TASK OBJECTIVE –
Identify the lines holding "matplotlib" and copy them.

DATA PROVIDED –
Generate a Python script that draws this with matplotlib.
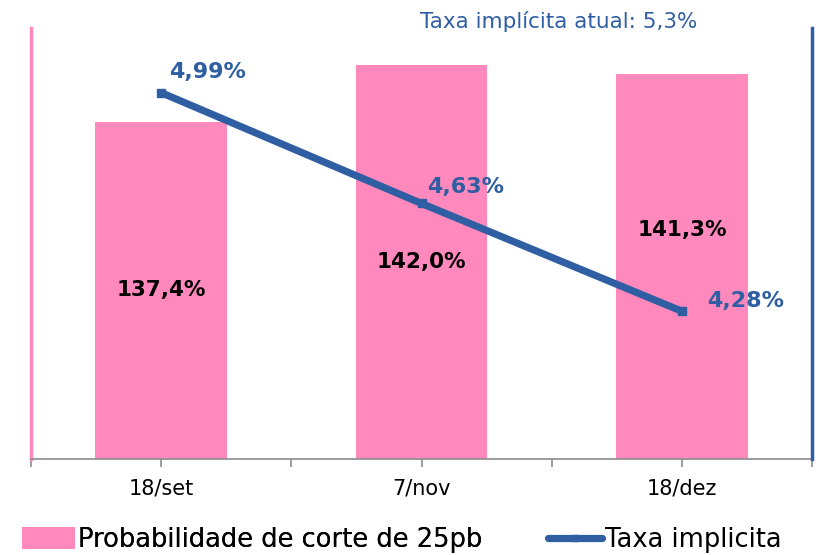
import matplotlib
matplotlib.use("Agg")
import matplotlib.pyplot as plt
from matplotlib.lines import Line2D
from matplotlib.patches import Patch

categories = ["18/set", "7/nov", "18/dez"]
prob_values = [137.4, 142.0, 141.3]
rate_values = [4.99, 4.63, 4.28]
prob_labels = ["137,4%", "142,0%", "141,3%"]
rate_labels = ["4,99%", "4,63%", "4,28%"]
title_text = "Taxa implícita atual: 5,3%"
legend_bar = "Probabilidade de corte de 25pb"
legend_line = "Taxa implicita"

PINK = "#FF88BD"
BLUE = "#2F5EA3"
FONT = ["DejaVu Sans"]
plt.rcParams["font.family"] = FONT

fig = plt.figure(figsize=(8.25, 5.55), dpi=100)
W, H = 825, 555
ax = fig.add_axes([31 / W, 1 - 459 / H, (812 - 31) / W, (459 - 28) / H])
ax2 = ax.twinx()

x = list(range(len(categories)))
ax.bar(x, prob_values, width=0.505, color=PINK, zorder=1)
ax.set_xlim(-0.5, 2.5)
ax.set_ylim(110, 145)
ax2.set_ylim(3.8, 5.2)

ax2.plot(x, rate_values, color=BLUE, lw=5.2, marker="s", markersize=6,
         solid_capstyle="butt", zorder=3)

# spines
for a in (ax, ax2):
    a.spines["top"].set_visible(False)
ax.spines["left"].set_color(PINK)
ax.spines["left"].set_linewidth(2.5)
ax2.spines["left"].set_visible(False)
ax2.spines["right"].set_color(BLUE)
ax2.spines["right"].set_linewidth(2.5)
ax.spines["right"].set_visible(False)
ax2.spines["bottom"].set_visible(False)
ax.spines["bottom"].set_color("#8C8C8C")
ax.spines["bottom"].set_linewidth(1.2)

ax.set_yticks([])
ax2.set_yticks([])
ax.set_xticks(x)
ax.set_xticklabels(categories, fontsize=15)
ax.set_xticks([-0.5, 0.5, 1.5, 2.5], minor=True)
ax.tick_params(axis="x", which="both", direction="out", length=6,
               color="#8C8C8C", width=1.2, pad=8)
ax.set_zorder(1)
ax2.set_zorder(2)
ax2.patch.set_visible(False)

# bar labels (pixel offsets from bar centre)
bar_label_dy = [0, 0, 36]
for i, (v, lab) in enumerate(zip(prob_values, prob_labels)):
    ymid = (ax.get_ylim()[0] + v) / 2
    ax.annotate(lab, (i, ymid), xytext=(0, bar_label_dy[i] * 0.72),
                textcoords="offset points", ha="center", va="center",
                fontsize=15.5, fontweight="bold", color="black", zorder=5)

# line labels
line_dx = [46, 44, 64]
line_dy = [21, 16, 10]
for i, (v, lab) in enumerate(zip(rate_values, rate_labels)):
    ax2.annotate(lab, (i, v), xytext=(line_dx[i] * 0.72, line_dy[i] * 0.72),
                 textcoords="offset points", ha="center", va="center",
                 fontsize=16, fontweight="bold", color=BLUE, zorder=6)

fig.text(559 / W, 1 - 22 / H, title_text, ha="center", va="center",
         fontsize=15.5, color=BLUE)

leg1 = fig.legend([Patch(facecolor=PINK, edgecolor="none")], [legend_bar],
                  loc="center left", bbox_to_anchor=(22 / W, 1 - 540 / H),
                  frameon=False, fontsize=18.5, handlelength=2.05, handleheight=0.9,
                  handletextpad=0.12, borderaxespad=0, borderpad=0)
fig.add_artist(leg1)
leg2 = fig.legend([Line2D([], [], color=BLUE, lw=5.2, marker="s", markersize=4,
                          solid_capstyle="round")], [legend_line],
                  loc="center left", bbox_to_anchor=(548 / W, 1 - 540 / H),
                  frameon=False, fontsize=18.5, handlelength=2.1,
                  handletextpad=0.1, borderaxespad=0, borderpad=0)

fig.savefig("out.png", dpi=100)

THE OUTPUT –
Generate a Python script that draws this with matplotlib.
import matplotlib
matplotlib.use("Agg")
import matplotlib.pyplot as plt
from matplotlib.lines import Line2D
from matplotlib.patches import Patch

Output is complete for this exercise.